If only Jack had won the election in 2004, perhaps we would now have “all companies selling new passenger vehicles in Canada to meet at least five per cent of their total Canadian unit sales with AFVs by 2010”, a “25 per cent improvement in the average fuel efficiency of motor vehicles sold in Canada” and led a global “clean car summit to work towards global coordination to significantly reduce pollution through increased global fuel efficiency”.
Saying that Jack Layton loves “dirty auto industry jobs” more than the environment is like saying Elizabeth May doesn’t care about climate change. It’s nothing but a baseless partisan attack that ignores the public record and their history of activism.
JB’s right, the Sask NDP are a testament to how committed the party is to PR.
Now, Sasky, we ain’t supposed to compare the provincial parties to the federal versions — unless it’s a favourable comparison, that is. Provincial NDP governments have been lacklustre in the environmental department, too.
As far as my original comment and Mark’s excellent historical reportage, I’ll admit this is a personal issue for me. I am a big proponent of PR and that was one of my biggest reasons for joining the Green Party. Yes, I’m partisan but even as a GPC member, I was swayed enough by Jack’s non-negotiable precondition that I voted NDP. We had a particularly strong NDP candidate in my riding and I took Jack at his word, held my nose a little and voted NDP — not for the first time in my life, btw.

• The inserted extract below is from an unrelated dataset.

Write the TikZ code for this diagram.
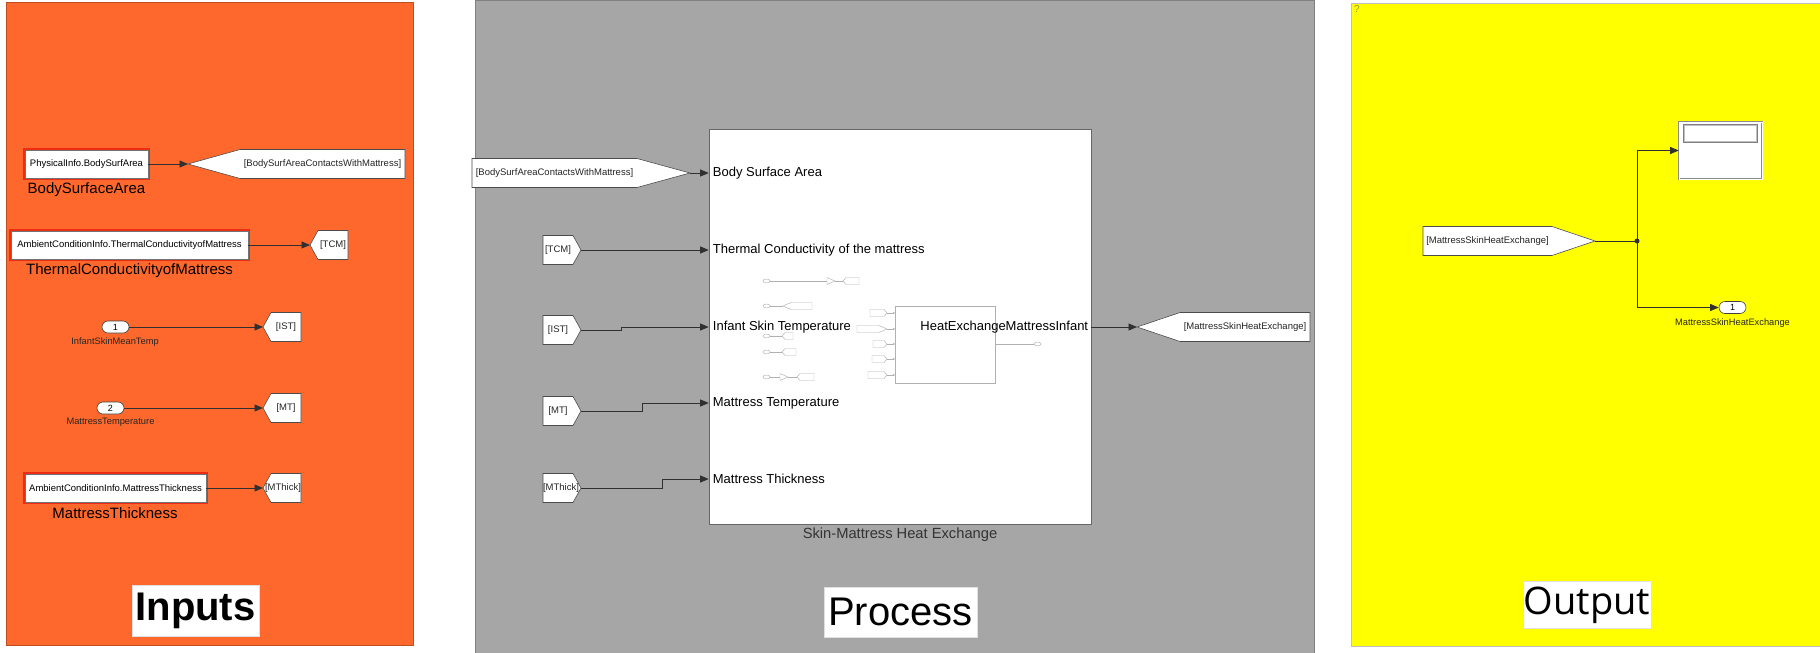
\documentclass[tikz,border=0pt]{standalone}
\usepackage{fontspec}
\setmainfont{Liberation Sans}
\newfontfamily\outfont{Open Sans}
\usetikzlibrary{arrows.meta,calc}
\newcommand\sz[1]{\fontsize{#1}{#1}\selectfont}

\definecolor{inorange}{HTML}{FE682C}
\definecolor{procgray}{HTML}{A6A6A6}
\definecolor{outyellow}{HTML}{FFFF00}
\definecolor{wire}{HTML}{303030}
\definecolor{faint}{HTML}{B0B0B0}
\definecolor{glow}{HTML}{E8180C}

\tikzset{
  wireline/.style={draw=wire, line width=0.8pt},
  sig/.style={wireline, -{Triangle[length=8.5pt,width=7pt]}},
  blockbox/.style={draw=black!60, fill=white, line width=0.6pt, inner sep=0pt},
  constbox/.style={blockbox, draw=black!55, minimum height=28pt, font=\sz{9.5},
    preaction={draw=glow, line width=4pt, opacity=0.75}},
  tagline/.style={draw=black!70, fill=white, line width=0.6pt},
  tagtext/.style={font=\sz{9.5}, inner sep=0pt, text=black!85},
  portbox/.style={draw=black!75, fill=white, line width=0.6pt, rounded corners=6pt,
    minimum width=27pt, minimum height=12pt, inner sep=0pt, font=\sz{9}},
  biglabel/.style={font=\sz{15}, inner sep=0pt},
  smalllabel/.style={font=\sz{9.3}, inner sep=0pt, text=black!85},
  portlabel/.style={font=\sz{13}, inner sep=0pt},
  sublabel/.style={font=\sz{14.7}, inner sep=0pt, text=black!80},
  titlebox/.style={fill=white, draw=black!12, inner sep=0pt},
  mini/.style={draw=faint, line width=0.45pt},
  minisig/.style={mini, -{Triangle[length=2pt,width=2pt]}},
}

% goto tag pointing west: name, tip, slant, total width, text, text shift
\newcommand\tagW[6]{%
  \coordinate (#1) at (#2);
  \path[tagline] (#1) -- ++(#3,-14.5) -- ++(#4-#3,0) -- ++(0,29) -- ++(#3-#4,0) -- cycle;
  \path (#1) ++({(#3+#4)/2+#6},0) node[tagtext] (#1-txt) {#5};}
% from tag pointing east
\newcommand\tagE[6]{%
  \coordinate (#1) at (#2);
  \path[tagline] (#1) -- ++(-#3,-14.5) -- ++(#3-#4,0) -- ++(0,29) -- ++(#4-#3,0) -- cycle;
  \path (#1) ++({-(#3+#4)/2+#6},0) node[tagtext] (#1-txt) {#5};}
% thumbnail pieces inside the subsystem icon
\newcommand\miniW[4]{\draw[mini] (#1,#2) -- ++(#4,-3.5) -- ++(#3-#4,0) -- ++(0,7) -- ++(#4-#3,0) -- cycle;}
\newcommand\miniE[4]{\draw[mini] (#1,#2) -- ++(-#4,-3.5) -- ++(#4-#3,0) -- ++(0,7) -- ++(#3-#4,0) -- cycle;}
\newcommand\minioval[2]{\draw[mini] (#1,#2) ellipse (3.5 and 2);}
\newcommand\minigain[2]{\draw[mini] (#1,#2-3.5) -- ++(8,3.5) -- ++(-8,3.5) -- cycle;}

\begin{document}
\begin{tikzpicture}[x=1pt,y=-1pt]
\useasboundingbox (0,0) rectangle (1820,653);
\clip (0,0) rectangle (1820,653);

% ---------- area backgrounds ----------
\path[fill=inorange, draw=inorange!75!black, line width=0.6pt] (6,2) rectangle (413,645);
\path[fill=procgray, draw=black!50, line width=0.6pt] (475,0.5) rectangle (1314,660);
\path[fill=outyellow, draw=black!25, line width=0.6pt] (1351,3) rectangle (1830,646);

\node[titlebox, minimum width=127pt, minimum height=51pt] (ttlIn) at (195.5,610.5) {\sz{40}\bfseries Inputs};
\node[titlebox, minimum width=153pt, minimum height=50pt] (ttlPr) at (900.5,612) {\sz{40}Process};
\node[titlebox, minimum width=128pt, minimum height=47pt] (ttlOut) at (1587,605) {\outfont\sz{38}Output};

% ---------- Inputs ----------
\node[constbox, minimum width=123pt] (bBSA) at (86.5,164) {PhysicalInfo.BodySurfArea};
\node[biglabel] (lBSA) at (86.5,190) {BodySurfaceArea};
\tagW{tBSAin}{188,164}{52}{217}{[BodySurfAreaContactsWithMattress]}{0}
\draw[sig] (bBSA.east) -- (tBSAin);

\node[constbox, minimum width=237pt] (bTCM) at (129.5,245) {AmbientConditionInfo.ThermalConductivityofMattress};
\node[biglabel] (lTCM) at (129.5,271) {ThermalConductivityofMattress};
\tagW{tTCMin}{310,245}{8}{38}{[TCM]}{0}
\draw[sig] (bTCM.east) -- (tTCMin);

\node[portbox] (iIST) at (115.5,327) {1};
\node[smalllabel] (lIST) at (115,342) {InfantSkinMeanTemp};
\tagW{tISTin}{263,327}{8}{38}{[IST]}{0}
\draw[sig] (iIST.east) -- (tISTin);

\node[portbox] (iMT) at (110.5,408) {2};
\node[smalllabel] (lMT) at (110.5,422) {MattressTemperature};
\tagW{tMTin}{263,408}{8}{38}{[MT]}{0}
\draw[sig] (iMT.east) -- (tMTin);

\node[constbox, minimum width=181pt] (bMTh) at (115.5,488) {AmbientConditionInfo.MattressThickness};
\node[biglabel] (lMTh) at (115,513) {MattressThickness};
\tagW{tMThin}{263,488}{8}{38}{[MThick]}{-3}
\draw[sig] (bMTh.east) -- (tMThin);

% ---------- Process ----------
\node[blockbox, minimum width=382pt, minimum height=395pt] (bSub) at (900,326.5) {};
\coordinate (p1) at (bSub.west |- 0,173);
\coordinate (p2) at (bSub.west |- 0,250);
\coordinate (p3) at (bSub.west |- 0,327);
\coordinate (p4) at (bSub.west |- 0,403);
\coordinate (p5) at (bSub.west |- 0,479);
\coordinate (po) at (bSub.east |- 0,327);

% thumbnail of the subsystem contents
\minioval{766.5}{281} \draw[mini] (770,281) -- (827,281); \minigain{827}{281}
\draw[mini] (835,281) -- (843,281); \miniW{843}{281}{16}{3}
\minioval{766.5}{306} \draw[mini] (770,306) -- (783,306); \miniW{783}{306}{29}{8}
\minioval{766.5}{336} \draw[mini] (770,336) -- (782,336); \miniW{782}{336}{11}{3}
\minioval{766.5}{352} \draw[mini] (770,352) -- (782,352); \miniW{782}{352}{14}{3}
\minioval{766.5}{377} \draw[mini] (770,377) -- (780,377); \minigain{780}{377}
\draw[mini] (788,377) -- (797,377); \miniW{797}{377}{17}{3}
\miniE{887}{313}{17}{3} \draw[minisig] (887,313) -- (895,313);
\miniE{887}{329}{30}{8} \draw[minisig] (887,329) -- (895,329);
\miniE{887}{344}{14}{3} \draw[minisig] (887,344) -- (895,344);
\miniE{887}{359}{15}{3} \draw[minisig] (887,359) -- (895,359);
\miniE{887}{375}{19}{3} \draw[minisig] (887,375) -- (895,375);
\draw[mini] (895,306) rectangle (995,383);
\draw[mini] (995,344) -- (1034,344); \minioval{1037.5}{344}

\node[portlabel, anchor=west] (lp1) at ([xshift=4pt]p1) {Body Surface Area};
\node[portlabel, anchor=west] (lp2) at ([xshift=4pt]p2) {Thermal Conductivity of the mattress};
\node[portlabel, anchor=west] (lp3) at ([xshift=4pt]p3) {Infant Skin Temperature};
\node[portlabel, anchor=west] (lp4) at ([xshift=4pt]p4) {Mattress Temperature};
\node[portlabel, anchor=west] (lp5) at ([xshift=4pt]p5) {Mattress Thickness};
\node[portlabel, anchor=east] (lpo) at ([xshift=-3pt]po) {HeatExchangeMattressInfant};
\node[sublabel] (lSub) at (900,535) {Skin-Mattress Heat Exchange};

\tagE{tBSApr}{690,173}{53}{218}{[BodySurfAreaContactsWithMattress]}{0}
\draw[sig] (tBSApr) -- (p1);
\tagE{tTCMpr}{581,250}{8}{38}{[TCM]}{0}
\draw[sig] (tTCMpr) -- (p2);
\tagE{tISTpr}{581,330}{8}{38}{[IST]}{0}
\draw[sig] (tISTpr) -- ++(40,0) |- (p3);
\tagE{tMTpr}{581,411}{8}{38}{[MT]}{0}
\draw[sig] (tMTpr) -- ++(61,0) |- (p4);
\tagE{tMThpr}{581,488}{8}{38}{[MThick]}{3}
\draw[sig] (tMThpr) -- ++(81,0) |- (p5);

\tagW{tMSHEpr}{1137,327}{43}{173}{[MattressSkinHeatExchange]}{0}
\draw[sig] (po) -- (tMSHEpr);

% ---------- Output ----------
\node[font=\sz{10}, text=yellow!55!black, inner sep=0pt] (qmark) at (1357,9) {?};
\tagE{tMSHEout}{1595,241}{43}{172}{[MattressSkinHeatExchange]}{0}
\coordinate (jn) at (1637,241);
\node[blockbox, draw=black!45, double=white, double distance=1pt, minimum width=83pt, minimum height=57pt] (disp) at (1720.5,150.5) {};
\node[draw=black!50, fill=white, line width=0.8pt, minimum width=74pt, minimum height=18pt, inner sep=0pt] (dispwin) at (1720.5,133.5) {};
\draw[black!25, line width=0.5pt] ([shift={(1.5pt,1.5pt)}]dispwin.south west) rectangle ([shift={(-1.5pt,-1.5pt)}]dispwin.north east);
\node[portbox] (out1) at (1732.5,307.5) {1};
\node[smalllabel] (lout1) at (1732.5,323) {MattressSkinHeatExchange};
\draw[wireline] (tMSHEout) -- (jn);
\draw[sig] (jn) |- (disp.west);
\draw[sig] (jn) |- (out1.west);
\fill[wire] (jn) circle (2.5);
\end{tikzpicture}
\end{document}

Jack’s support was instrumental in saving Martin’s Liberals on the budget vote. Cadman was crucial but without full NDP support, Martin would surely fall. I saw this as Jack’s opening to at least push for something in the budget to move PR along. Some funding for some official studies on PR systems and/or some funding of opinion gathering on democratic reform. Jack emerged with >$4 billion in concessions but nothing at all about electoral reform.
If the Cons can radically change something as basic as immigration policy by way of a budget, surely Layton could have got some small token budget item for Electoral Reform. He didn’t and I felt betrayed.